◆ YOUR OBJECTIVE
From the entries below, gather each line containing the word "chart".

◆ EXTRACTED INFORMATION
▬▬▬▬▬▬

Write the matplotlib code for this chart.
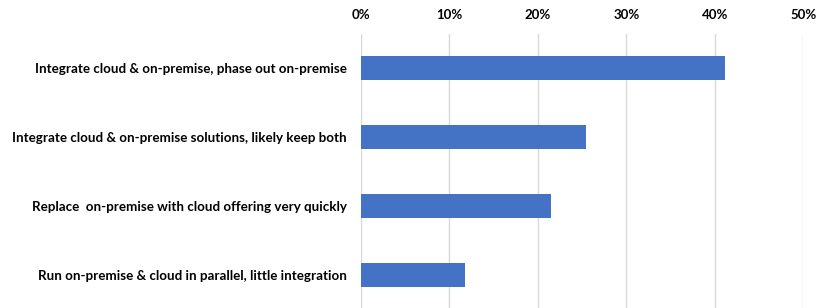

▬▬▬▬▬▬

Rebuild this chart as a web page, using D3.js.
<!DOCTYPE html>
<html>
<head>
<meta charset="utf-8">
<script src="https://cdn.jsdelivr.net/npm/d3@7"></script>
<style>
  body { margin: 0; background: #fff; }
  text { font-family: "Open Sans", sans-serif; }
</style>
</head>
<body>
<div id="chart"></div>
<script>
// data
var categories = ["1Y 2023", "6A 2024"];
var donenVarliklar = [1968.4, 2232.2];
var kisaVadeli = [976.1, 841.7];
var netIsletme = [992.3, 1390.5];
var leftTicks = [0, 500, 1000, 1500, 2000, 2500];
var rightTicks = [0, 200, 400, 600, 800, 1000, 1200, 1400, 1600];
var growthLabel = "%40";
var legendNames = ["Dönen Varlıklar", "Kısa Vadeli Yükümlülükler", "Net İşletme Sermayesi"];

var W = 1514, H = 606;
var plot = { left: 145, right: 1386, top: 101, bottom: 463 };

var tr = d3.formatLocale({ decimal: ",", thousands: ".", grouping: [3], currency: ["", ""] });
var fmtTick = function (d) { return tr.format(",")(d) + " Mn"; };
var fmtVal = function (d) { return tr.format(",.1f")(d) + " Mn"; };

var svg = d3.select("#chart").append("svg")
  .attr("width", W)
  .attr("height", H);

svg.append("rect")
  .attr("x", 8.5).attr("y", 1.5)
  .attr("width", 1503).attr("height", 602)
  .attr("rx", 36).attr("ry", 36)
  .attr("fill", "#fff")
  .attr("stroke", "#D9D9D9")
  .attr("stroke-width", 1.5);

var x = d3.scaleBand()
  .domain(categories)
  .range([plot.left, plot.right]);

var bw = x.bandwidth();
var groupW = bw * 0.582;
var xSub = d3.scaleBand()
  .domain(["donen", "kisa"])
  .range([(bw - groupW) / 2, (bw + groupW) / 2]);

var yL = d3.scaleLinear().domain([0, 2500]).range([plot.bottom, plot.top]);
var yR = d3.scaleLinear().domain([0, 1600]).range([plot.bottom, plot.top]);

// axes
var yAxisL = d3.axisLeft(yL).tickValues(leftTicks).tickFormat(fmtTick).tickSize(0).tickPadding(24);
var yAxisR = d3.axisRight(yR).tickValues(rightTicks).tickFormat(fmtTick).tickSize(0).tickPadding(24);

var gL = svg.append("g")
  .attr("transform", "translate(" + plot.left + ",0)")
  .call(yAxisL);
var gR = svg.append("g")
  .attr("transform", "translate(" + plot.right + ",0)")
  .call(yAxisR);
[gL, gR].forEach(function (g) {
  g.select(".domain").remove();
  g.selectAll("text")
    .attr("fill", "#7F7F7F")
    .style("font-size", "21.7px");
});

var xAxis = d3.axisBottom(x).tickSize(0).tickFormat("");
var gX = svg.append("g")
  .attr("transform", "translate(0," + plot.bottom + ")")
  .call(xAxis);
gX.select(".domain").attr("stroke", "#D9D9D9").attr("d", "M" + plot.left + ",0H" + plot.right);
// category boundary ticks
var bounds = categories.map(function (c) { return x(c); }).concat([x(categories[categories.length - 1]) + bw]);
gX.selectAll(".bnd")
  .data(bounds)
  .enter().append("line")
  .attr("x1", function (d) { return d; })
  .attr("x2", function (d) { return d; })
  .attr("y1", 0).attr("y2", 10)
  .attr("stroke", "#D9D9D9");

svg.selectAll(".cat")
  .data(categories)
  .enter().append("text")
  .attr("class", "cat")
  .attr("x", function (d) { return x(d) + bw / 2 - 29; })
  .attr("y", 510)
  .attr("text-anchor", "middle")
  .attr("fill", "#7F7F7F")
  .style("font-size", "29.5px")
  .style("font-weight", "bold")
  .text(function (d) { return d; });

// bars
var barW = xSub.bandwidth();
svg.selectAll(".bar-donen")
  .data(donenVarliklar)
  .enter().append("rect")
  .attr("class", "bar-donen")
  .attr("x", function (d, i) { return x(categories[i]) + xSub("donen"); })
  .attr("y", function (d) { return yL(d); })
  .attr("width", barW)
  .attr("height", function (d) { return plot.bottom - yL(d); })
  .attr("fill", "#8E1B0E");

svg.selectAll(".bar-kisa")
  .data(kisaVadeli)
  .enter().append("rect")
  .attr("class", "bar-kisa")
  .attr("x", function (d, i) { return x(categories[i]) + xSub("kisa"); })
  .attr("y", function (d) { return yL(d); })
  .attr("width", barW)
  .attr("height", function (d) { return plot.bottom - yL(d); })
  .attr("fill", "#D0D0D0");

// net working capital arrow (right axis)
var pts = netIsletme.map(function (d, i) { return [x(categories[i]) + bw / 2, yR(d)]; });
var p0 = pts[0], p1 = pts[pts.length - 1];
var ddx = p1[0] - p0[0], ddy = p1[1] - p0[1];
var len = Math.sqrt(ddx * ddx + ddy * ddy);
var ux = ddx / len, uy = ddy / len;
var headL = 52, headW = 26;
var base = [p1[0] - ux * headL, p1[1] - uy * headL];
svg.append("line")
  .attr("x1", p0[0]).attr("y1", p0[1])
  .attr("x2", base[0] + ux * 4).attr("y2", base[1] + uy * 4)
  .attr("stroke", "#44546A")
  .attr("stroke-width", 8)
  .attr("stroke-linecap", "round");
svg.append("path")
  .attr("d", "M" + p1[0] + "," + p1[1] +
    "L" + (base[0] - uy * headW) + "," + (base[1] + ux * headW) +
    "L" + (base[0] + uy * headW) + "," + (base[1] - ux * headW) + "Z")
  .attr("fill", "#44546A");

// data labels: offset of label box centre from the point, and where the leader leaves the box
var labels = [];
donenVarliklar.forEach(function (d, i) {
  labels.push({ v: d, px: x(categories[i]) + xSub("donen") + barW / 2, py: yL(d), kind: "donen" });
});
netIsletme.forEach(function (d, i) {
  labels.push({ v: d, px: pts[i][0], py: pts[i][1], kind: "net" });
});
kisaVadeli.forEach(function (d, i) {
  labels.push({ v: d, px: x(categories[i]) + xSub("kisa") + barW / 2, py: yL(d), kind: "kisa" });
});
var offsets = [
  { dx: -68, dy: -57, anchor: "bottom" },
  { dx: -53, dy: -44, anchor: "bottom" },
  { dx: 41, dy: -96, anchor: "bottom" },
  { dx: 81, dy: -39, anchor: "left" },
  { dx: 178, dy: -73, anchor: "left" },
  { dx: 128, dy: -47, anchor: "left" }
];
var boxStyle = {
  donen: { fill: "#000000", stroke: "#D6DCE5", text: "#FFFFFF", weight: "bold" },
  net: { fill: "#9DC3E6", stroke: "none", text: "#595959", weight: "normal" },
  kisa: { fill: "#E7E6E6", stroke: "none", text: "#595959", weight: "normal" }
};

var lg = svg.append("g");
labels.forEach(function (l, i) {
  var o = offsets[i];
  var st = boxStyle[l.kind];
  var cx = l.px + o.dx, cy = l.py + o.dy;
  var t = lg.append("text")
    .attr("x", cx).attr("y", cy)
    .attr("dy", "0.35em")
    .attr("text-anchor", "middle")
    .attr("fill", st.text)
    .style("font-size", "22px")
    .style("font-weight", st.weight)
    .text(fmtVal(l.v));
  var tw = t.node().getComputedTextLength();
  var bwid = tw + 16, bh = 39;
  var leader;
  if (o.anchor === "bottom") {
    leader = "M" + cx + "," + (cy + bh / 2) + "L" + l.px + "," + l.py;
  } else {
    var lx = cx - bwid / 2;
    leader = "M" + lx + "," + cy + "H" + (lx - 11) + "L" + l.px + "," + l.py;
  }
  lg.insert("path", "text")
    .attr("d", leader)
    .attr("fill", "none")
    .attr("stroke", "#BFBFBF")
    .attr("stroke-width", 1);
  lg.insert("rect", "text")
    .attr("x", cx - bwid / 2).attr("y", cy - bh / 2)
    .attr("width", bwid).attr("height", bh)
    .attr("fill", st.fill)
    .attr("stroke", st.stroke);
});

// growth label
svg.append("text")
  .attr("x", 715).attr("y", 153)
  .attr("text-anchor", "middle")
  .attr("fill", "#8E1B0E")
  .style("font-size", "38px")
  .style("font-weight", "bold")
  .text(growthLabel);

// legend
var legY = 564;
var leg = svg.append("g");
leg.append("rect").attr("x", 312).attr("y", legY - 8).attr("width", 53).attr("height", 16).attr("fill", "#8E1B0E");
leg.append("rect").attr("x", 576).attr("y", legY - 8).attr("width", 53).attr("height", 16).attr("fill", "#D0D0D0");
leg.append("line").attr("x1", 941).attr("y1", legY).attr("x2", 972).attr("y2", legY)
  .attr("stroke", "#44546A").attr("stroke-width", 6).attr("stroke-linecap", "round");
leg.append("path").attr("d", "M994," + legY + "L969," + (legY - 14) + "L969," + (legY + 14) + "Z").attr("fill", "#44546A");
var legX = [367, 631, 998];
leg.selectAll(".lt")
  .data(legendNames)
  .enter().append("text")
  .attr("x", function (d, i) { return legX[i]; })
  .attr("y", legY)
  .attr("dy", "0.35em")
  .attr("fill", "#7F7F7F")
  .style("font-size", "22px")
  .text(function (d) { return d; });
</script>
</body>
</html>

▬▬▬▬▬▬

◆ SOLUTION BELOW
Write the matplotlib code for this chart.
Rebuild this chart as a web page, using D3.js.
<div id="chart"></div>
var svg = d3.select("#chart").append("svg")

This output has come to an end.